On the island side, Raul Castro’s government responded in a message issued in all the Cuban media, “Any strategy aimed to change the political, economic and social system in Cuba, whether it is to achieve it through pressures or using more subtle methods, will be doomed to failure. The necessary changes in Cuba such as those now underway, are part of the island’s economic and socialist model’ update, which the Cuban people will continue to decide sovereignly.” Cuba has also protested yesterday over the US president shamelessness, as last Friday he surrounded himself with terrorists in Miami, when announcing the tightening of his country’s policy toward the island, in a ‘such a grotesque spectacle coming out of the Cold War.’
But any exile is monolithic and the Cuban is not an exception. After 59 years of exile, today more than ever, Cuban-Americans are divided about which is the best way to drive a transition. According to a Florida International University’ survey published in 2016, 63%, in Miami Dade County were against the embargo, and 57% supported the expanding trade relations with Cuba. And a new poll released yesterday by ‘Engage Cuba Coalition’ dismantle the stereotype that of Republicans are opposed to Obama’s policies in relation to the island. In fact, most of the Republican voters want to keep them. But the scope of the new measures is not clear, partly because of the lack of transparency of the Cuban economy. Some experts have criticized the tightening of US policy towards Cuba as a counterproductive one. For Jason Marczack, an expert at the Think Tank Atlantic Council, stated that “the Cuban system has already demonstrated its resistance to US attempts to isolate itself over the past five decades.”
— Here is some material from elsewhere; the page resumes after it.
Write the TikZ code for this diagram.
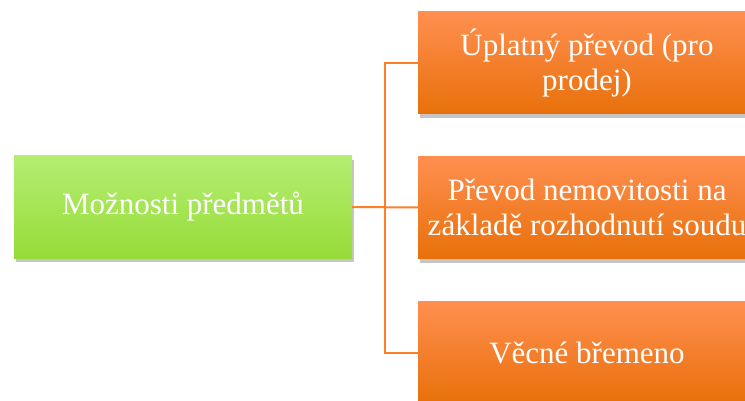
\documentclass[tikz,border=0pt]{standalone}
\usepackage{fontspec}
\setmainfont{Liberation Serif}
\usetikzlibrary{shadows}
\definecolor{gtop}{HTML}{B4EE72}
\definecolor{gmid}{HTML}{A6F04A}
\definecolor{gbot}{HTML}{96DC38}
\definecolor{otop}{HTML}{FF8F50}
\definecolor{omid}{HTML}{FF8019}
\definecolor{obot}{HTML}{E8700A}
\definecolor{conn}{HTML}{FF7F27}
\tikzset{
  box/.style={rectangle, minimum width=338pt, minimum height=102pt, inner sep=0pt,
    align=center, text=white, font=\fontsize{31}{35}\selectfont,
    drop shadow={opacity=0.45, shadow xshift=2pt, shadow yshift=-4pt}},
  gbox/.style={box, top color=gtop, middle color=gmid, bottom color=gbot},
  obox/.style={box, top color=otop, middle color=omid, bottom color=obot},
  link/.style={draw=conn, line width=2pt}
}
\begin{document}
\begin{tikzpicture}[x=1pt,y=-1pt]
\useasboundingbox (0,0) rectangle (745,401);
\clip (0,0) rectangle (745,401);
\fill[white] (0,0) rectangle (745,401);
\node[gbox] (g) at (183,207) {Možnosti předmětů};
\node[obox] (o1) at (587,63) {Úplatný převod (pro\\prodej)};
\node[obox] (o2) at (587,207.5) {Převod nemovitosti na\\základě rozhodnutí soudu};
\node[obox] (o3) at (587,352.5) {Věcné břemeno};
\coordinate (j) at (385,207);
\draw[link] (g.east) -- (o2.west);
\draw[link] (j) |- (o1.west);
\draw[link] (j) |- (o3.west);
\end{tikzpicture}
\end{document}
There will be no change until the Cubans on the island take some action. At least as the Venezuelan people are doing. Nothing which outsiders might decide as Trump now, or Obama before, is going to have a real impact on the Cuban people ‘lives. What does it take for the people of Cuba to wake up, have faith in themselves, and be able to reverse their history? What needs to happen in Cuba for Cubans to show their identity, their self-esteem and take off all their strength forces to make their way to the future? What is needed to say among them, those ordinary Cubans, from all ages and from all parts of the island to rise from the long lethargy in which they are submerged, asleep, hypnotized, paralyzed, and put their proven wit and muscle to work?
Fifty-eight years are gone and the result is apathy, languishment and disinterest over a better life. A decrepit country, people abandoned to their fate, without encouragement, without the will to fight, without goals, encouragement, without blood, dignity and desire. Eleven million of Cubans would wish to leave the island, flee to other lands where they could achieve a more human, more dignified, more possible life. Run away. Go far from the impossible. Sad reality. Cuba, an island which does not produce, full of people who do not work and do not participate. A miserable entelechy product of an abject revolution dedicated to demolishing everything assembled before. The Cuban people must react and fight against the regime that has stolen everything, even their dignity!